• _Supplied material_:
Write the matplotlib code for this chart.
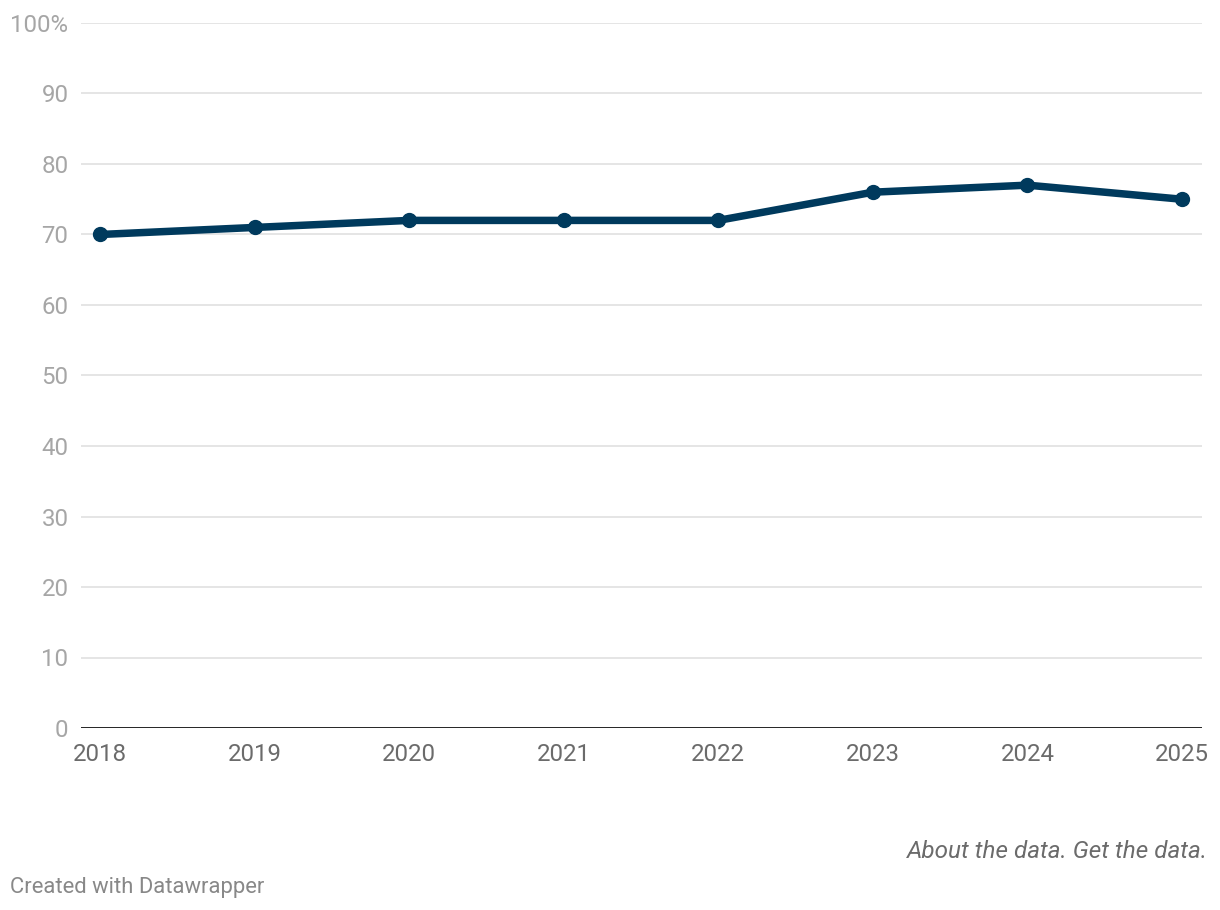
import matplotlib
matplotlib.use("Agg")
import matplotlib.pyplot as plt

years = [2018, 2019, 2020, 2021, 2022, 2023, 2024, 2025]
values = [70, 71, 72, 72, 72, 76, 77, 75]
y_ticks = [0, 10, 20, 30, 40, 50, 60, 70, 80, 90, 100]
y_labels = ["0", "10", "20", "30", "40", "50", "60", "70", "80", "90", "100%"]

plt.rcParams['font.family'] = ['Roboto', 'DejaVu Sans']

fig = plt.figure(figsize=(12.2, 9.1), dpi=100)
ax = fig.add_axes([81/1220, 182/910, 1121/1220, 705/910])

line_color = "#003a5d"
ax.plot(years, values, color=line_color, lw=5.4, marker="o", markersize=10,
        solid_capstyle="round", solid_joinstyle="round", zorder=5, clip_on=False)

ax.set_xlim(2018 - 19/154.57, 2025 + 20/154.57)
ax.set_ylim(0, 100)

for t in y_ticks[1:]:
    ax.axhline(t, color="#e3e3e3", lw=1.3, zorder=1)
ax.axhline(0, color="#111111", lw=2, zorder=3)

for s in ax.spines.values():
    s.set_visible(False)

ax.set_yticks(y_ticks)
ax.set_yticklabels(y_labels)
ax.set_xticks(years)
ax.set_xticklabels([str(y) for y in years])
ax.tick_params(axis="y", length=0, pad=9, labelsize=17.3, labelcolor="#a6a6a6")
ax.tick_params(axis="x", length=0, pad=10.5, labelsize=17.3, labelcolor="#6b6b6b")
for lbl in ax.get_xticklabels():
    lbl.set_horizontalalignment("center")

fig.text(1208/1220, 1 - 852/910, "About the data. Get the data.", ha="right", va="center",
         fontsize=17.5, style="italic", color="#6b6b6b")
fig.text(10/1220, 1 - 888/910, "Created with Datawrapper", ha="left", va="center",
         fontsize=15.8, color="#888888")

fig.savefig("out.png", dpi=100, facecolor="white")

...

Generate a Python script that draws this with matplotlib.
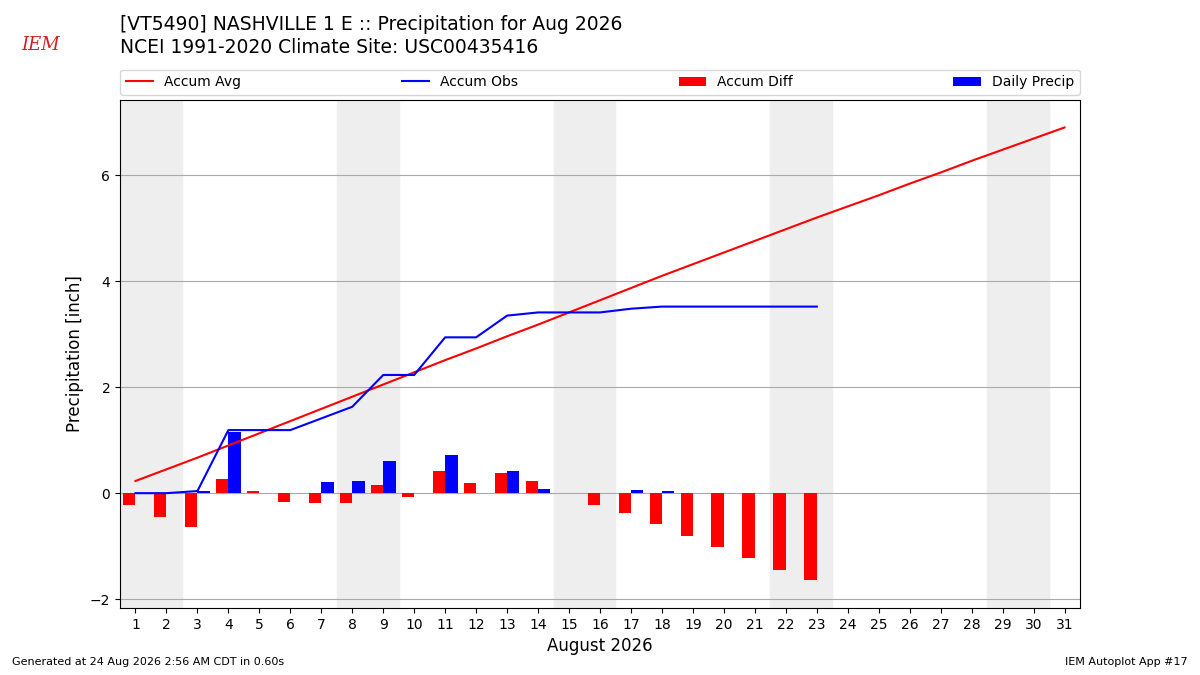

---

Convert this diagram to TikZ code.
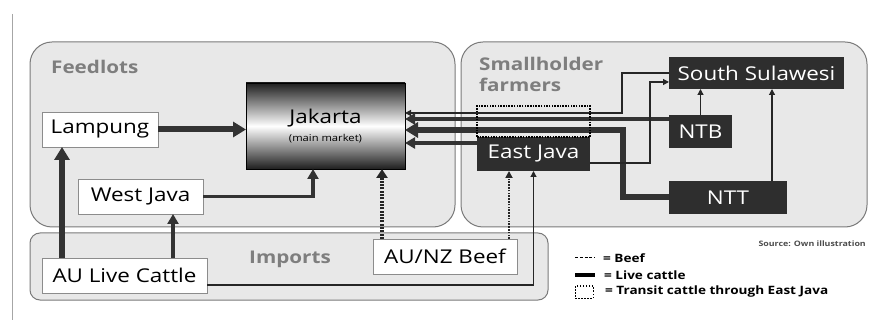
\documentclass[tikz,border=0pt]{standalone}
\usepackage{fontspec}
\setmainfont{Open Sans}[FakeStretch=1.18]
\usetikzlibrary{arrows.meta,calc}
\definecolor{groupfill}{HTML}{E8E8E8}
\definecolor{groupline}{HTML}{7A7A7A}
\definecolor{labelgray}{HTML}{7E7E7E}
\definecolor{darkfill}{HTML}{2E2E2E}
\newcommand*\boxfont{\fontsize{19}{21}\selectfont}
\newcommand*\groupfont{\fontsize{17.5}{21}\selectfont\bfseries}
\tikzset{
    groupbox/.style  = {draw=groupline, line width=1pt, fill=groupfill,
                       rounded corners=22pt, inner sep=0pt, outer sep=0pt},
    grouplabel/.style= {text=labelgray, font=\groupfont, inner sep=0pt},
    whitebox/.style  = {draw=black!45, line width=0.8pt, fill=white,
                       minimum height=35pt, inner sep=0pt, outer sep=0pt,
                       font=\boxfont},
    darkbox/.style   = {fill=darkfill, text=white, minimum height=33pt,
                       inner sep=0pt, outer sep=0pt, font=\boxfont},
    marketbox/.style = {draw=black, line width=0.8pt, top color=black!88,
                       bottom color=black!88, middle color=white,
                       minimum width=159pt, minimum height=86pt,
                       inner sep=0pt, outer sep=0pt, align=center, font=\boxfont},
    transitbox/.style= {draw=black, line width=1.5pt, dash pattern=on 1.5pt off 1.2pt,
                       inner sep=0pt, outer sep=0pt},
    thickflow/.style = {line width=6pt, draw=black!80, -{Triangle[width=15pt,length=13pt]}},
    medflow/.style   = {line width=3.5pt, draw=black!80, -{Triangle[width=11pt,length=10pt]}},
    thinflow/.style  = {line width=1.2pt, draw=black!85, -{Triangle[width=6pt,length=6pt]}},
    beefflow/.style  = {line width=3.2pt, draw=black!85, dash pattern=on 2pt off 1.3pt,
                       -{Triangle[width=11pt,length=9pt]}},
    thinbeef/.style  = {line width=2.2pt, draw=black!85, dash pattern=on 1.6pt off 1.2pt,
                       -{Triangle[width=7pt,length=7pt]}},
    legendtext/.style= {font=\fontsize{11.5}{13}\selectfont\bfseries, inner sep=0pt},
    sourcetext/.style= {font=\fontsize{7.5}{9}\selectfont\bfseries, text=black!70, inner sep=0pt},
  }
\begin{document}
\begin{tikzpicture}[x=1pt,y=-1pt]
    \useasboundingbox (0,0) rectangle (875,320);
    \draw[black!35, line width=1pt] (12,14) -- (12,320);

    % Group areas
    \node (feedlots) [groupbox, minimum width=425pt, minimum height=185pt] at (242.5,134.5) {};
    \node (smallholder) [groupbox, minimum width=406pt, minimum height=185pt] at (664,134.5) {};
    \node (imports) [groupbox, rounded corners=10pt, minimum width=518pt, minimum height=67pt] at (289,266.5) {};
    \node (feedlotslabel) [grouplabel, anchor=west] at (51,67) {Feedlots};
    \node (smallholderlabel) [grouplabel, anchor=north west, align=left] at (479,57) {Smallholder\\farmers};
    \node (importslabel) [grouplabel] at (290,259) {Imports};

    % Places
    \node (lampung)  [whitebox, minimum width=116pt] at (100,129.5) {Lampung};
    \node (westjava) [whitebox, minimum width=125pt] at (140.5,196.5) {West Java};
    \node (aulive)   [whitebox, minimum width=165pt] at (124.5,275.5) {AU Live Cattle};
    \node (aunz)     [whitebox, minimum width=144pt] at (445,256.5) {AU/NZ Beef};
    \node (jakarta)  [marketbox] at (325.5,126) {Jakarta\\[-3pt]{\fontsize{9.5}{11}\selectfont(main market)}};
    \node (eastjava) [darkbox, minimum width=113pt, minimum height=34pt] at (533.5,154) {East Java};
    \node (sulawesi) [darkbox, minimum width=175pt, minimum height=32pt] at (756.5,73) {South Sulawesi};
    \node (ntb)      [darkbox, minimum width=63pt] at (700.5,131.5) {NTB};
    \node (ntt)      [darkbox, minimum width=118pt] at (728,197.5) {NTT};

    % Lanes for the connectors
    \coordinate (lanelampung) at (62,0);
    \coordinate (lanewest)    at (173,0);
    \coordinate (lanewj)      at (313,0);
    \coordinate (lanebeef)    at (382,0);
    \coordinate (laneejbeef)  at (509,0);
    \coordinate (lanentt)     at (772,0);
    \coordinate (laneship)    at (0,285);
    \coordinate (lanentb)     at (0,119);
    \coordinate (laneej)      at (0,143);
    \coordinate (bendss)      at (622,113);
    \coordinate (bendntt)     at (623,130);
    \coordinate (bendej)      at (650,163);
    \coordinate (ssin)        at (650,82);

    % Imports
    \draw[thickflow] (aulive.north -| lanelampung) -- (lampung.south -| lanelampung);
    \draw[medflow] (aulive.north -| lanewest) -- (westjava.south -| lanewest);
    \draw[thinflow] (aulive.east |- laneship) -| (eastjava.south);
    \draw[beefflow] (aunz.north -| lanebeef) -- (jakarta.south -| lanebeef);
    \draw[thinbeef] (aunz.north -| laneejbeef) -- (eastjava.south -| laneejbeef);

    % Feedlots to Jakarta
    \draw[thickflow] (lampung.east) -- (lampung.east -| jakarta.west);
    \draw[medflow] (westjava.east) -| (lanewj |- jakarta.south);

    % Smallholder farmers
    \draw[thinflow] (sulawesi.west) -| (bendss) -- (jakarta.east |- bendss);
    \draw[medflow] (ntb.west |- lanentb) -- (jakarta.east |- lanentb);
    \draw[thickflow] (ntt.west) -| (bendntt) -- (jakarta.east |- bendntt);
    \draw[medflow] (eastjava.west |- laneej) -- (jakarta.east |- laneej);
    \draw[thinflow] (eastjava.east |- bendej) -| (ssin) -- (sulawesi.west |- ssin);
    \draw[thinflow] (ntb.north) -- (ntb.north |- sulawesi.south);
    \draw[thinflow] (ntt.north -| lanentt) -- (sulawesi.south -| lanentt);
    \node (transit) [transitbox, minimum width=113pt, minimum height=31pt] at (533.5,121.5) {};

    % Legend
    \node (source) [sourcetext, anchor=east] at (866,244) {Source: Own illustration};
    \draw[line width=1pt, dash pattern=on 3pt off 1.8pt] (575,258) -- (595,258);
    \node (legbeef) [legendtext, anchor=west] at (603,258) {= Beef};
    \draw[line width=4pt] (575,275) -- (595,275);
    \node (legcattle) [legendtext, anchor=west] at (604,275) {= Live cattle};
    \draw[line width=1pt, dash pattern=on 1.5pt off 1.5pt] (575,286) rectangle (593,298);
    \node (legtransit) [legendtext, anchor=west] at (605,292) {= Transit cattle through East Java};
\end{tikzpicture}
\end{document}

• _Your instructions_: Only the lines between the one with "Write the matplotlib code for this chart." and the one with "import matplotlib.pyplot as plt", those two included, get copied from the material above. Keep it exact and free of pictures.

• _Response to the task_:
Write the matplotlib code for this chart.
import matplotlib
matplotlib.use("Agg")
import matplotlib.pyplot as plt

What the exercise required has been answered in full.